STATED EXERCISE -
Of all the lines in the records, how many hold the word "that"? Answer with the number only.

RECORDED INFORMATION -
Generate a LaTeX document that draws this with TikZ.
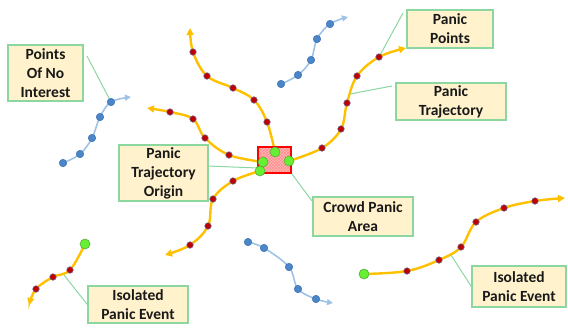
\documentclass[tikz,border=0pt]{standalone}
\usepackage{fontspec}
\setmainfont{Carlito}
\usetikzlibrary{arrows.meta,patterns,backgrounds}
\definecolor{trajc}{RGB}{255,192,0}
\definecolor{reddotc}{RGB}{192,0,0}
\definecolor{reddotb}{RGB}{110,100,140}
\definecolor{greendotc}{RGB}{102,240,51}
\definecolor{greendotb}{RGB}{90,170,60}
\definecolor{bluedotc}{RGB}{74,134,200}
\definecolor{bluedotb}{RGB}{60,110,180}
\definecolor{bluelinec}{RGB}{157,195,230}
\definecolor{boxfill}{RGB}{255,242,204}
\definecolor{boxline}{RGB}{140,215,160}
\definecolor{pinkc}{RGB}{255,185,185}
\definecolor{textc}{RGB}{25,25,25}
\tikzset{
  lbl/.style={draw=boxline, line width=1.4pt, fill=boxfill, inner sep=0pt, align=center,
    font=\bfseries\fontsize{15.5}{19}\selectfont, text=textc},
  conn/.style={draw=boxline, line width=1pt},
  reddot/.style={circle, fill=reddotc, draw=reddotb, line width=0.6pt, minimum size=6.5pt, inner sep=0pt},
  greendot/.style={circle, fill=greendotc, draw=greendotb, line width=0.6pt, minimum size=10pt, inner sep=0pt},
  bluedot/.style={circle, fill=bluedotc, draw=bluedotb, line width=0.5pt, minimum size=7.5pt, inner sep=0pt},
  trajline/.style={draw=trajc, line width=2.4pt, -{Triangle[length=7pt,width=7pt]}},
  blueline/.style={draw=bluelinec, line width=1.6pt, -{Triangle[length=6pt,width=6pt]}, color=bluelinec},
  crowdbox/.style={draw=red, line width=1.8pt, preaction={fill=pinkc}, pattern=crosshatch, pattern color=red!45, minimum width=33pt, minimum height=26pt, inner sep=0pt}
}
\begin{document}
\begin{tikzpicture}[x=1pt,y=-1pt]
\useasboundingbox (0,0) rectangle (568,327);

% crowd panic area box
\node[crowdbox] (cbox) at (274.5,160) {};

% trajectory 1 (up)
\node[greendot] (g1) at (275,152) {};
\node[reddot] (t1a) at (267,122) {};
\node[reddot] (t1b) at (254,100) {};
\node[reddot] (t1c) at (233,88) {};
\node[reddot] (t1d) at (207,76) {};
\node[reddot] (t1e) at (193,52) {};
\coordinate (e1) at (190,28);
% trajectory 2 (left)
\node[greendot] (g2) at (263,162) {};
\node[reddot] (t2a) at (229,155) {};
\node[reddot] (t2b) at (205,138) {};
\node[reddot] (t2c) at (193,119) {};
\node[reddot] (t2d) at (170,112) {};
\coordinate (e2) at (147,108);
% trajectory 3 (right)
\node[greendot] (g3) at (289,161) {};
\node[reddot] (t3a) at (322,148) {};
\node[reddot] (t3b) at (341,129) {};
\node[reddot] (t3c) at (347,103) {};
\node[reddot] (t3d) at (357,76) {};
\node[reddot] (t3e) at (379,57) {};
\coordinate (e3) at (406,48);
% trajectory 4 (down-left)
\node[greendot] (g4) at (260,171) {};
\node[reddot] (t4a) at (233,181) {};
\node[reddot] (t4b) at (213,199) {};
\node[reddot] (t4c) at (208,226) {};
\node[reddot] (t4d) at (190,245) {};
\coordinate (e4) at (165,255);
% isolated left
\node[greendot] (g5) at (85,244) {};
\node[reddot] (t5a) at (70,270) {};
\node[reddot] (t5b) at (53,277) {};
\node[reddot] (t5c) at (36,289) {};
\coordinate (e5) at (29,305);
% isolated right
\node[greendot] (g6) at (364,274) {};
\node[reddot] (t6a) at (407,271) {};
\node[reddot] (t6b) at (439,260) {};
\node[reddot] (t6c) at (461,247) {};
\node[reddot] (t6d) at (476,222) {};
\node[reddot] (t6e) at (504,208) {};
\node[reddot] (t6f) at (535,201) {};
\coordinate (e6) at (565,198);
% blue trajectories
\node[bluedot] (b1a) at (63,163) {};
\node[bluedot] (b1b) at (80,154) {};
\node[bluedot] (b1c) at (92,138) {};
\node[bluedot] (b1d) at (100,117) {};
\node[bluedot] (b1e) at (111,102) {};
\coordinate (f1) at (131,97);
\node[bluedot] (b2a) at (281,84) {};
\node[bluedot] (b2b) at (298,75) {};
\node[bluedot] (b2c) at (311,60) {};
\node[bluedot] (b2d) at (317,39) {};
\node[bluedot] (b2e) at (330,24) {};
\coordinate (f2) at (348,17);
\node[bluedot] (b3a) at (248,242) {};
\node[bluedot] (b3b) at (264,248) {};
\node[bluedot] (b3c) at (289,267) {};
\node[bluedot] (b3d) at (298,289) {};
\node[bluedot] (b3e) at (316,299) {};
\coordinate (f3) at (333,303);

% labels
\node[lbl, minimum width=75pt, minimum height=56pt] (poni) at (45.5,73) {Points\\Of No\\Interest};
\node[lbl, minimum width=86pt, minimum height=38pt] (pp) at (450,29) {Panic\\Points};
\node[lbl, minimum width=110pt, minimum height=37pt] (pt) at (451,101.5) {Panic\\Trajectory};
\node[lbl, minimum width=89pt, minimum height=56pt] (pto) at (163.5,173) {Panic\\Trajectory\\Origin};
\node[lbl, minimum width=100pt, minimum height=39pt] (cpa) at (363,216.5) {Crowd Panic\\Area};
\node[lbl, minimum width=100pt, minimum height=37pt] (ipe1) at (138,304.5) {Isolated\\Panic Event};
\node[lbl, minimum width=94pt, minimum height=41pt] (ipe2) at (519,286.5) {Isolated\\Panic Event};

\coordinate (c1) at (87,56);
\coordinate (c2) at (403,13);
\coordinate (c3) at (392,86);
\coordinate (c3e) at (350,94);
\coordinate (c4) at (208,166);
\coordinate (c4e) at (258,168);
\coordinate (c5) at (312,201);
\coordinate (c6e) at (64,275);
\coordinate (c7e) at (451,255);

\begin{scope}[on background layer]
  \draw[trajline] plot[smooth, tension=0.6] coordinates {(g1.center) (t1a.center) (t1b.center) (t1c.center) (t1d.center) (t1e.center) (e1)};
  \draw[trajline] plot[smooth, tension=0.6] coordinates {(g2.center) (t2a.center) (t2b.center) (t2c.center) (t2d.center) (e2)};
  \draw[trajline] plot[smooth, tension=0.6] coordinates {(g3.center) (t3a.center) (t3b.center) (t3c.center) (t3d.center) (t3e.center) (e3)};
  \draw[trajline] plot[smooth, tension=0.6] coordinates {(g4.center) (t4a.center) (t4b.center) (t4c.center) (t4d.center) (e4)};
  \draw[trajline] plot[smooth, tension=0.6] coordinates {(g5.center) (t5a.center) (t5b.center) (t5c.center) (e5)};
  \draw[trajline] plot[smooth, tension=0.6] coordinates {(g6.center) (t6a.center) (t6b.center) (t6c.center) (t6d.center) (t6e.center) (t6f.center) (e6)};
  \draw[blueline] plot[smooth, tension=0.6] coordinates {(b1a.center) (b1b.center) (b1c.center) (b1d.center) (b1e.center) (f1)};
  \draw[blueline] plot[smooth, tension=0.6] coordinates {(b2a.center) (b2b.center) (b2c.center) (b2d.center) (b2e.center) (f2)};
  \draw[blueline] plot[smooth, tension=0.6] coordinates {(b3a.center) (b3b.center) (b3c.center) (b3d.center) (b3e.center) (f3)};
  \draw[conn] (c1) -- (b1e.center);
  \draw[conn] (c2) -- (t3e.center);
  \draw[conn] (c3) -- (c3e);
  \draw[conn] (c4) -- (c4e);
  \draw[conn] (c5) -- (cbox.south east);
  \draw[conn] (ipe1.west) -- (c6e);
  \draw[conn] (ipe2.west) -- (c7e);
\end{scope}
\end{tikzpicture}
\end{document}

...

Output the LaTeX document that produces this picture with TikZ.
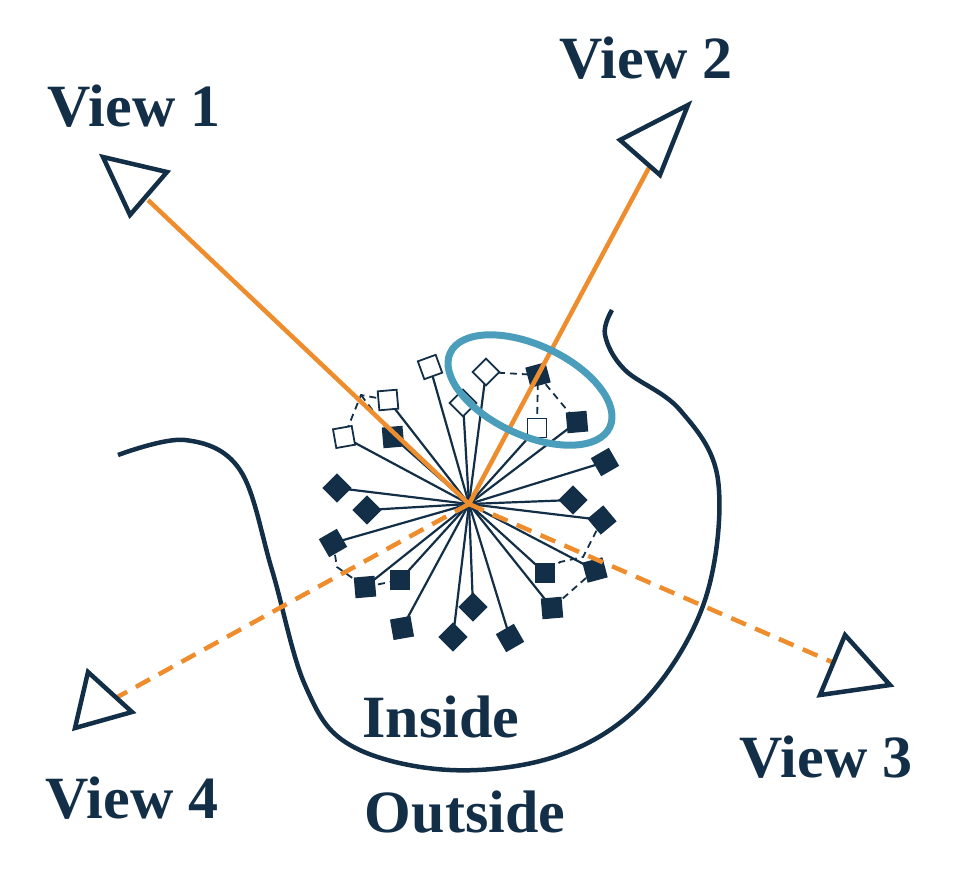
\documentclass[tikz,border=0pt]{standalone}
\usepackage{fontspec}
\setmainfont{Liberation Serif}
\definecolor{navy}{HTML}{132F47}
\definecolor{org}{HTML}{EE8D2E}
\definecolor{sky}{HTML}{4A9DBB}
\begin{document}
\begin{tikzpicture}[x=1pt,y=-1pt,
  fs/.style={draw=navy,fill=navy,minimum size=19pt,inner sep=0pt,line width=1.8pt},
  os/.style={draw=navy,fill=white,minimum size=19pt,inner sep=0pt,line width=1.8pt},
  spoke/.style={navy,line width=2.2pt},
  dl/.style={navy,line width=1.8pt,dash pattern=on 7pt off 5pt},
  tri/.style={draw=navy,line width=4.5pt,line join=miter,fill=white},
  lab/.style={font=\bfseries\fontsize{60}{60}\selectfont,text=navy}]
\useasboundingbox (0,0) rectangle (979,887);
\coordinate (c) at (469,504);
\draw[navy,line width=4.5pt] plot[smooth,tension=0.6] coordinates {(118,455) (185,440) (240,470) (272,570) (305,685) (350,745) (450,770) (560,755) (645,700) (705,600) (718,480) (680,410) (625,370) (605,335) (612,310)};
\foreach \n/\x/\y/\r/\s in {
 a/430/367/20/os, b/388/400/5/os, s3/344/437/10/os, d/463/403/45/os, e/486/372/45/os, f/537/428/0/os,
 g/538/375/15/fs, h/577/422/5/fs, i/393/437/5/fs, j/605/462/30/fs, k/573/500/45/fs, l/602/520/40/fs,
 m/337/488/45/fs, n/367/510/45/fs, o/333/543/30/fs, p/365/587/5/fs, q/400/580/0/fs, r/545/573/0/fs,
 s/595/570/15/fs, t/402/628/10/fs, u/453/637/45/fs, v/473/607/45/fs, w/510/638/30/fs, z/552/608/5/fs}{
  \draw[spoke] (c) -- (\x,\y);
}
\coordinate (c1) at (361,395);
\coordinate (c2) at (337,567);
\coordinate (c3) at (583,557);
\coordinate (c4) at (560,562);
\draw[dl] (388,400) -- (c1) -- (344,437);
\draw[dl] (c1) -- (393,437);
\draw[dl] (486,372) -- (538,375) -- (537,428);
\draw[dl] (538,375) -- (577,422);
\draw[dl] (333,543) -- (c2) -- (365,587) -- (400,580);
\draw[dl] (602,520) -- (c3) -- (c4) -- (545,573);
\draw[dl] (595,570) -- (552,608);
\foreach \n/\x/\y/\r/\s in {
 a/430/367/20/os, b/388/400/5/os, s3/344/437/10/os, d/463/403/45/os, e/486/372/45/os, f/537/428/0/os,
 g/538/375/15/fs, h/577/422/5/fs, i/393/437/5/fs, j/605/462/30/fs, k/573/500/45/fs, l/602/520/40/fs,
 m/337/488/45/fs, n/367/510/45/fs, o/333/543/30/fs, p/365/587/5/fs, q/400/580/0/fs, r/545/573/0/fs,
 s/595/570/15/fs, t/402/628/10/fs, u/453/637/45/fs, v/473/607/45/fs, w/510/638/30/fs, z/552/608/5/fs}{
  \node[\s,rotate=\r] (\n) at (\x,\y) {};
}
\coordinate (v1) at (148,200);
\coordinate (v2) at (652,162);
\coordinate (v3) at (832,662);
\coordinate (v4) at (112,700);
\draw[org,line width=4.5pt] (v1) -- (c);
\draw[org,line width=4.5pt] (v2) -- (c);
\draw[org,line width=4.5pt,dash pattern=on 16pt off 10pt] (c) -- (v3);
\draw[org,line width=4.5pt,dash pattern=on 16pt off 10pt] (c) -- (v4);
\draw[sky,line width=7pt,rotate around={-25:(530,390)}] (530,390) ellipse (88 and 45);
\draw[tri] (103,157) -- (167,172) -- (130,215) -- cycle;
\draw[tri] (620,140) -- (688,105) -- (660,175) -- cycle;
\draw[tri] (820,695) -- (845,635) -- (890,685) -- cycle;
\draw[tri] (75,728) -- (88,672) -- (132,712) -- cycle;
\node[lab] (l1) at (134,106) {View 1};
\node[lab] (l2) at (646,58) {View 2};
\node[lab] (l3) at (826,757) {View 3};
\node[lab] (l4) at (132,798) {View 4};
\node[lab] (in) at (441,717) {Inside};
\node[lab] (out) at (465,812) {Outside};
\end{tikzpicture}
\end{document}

RESPONSE TO THIS TASK -
2